SIER hierarchy of Active Listening
By practicing active listening on your customer feedback you will be taking important first steps to improving your customer experience. I’m thinking about going so far as to changing the term customer feedback to active listening for my team. Here are techniques we use:
Collect Voice of the Customer on
Most visited pages
Highest business value pages
Most complex interactions
Customer service sections
Sensitive areas (pricing, policy, etc.)
Track and compare site sub-sections
Aggregate scores can be a false friend
Look for commonality in feedback across channels
Categorize feedback and link directly to a measured business value
Take action on changes you can make within your role
Recommend enhancements your partners can champion
This establishes a series of filters and brings into focus the most meaningful customer feedback. By meaningful I mean important to the customer and valuable to the business. You must demonstrate an intersection of customer feedback and business value. Without that no one will take you seriously and you will end up frustrated. But that’s only the beginning. From there you need to create a process that works in your organization with an end goal of actually making changes to your site, or marketing practices, even policy. Here is a simple, but very effective model.

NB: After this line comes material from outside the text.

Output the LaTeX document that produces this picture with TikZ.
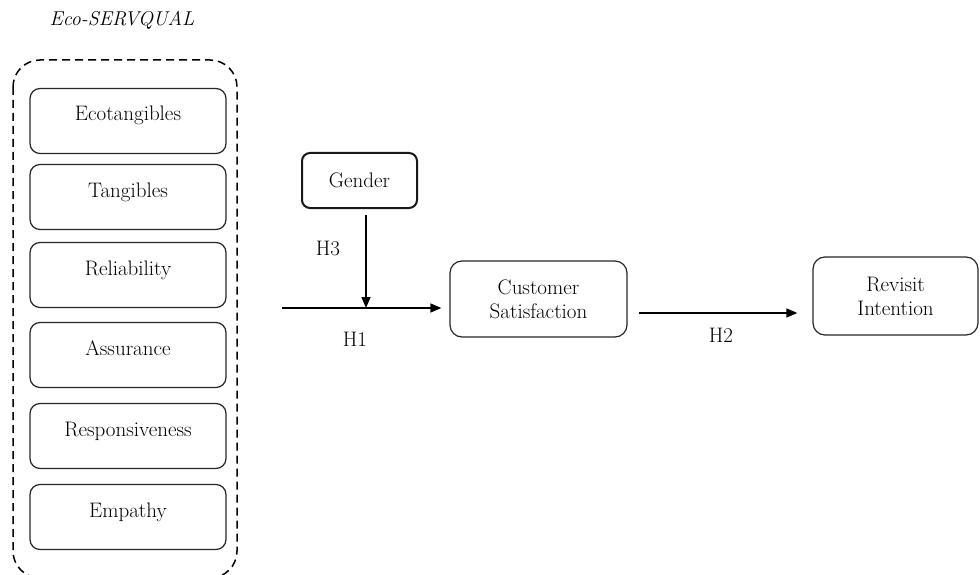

You must speak your business partner’s language and invite them into the customer circle. By speaking their language I mean connecting customer feedback to what matters to your partner including the associated business value. If you run your web site you should know exactly how much money you save or revenue you create (or both) with each and every log in. Customer comments are easily rationalized away and marginalized without this monetary value attached to it. The The steps in the process are:
Collect: Leverage technology, automate communications and practice active listening
Connect: Link feedback to the customer experience (moments of truth) and monetize
Inform: Convene regular cross-functional meetings, report findings and make recommendations
Act: Translate recommendations into projects with associated business value
It will be tough going at first, which is why you need a process that ties back to business value. Once you make changes you will need to collect the feedback to demonstrate progress, again with business value attached. That reporting coupled with the tracked business results will take you places you never thought you could go. Your customers will thank you and you will be rewarded by the business.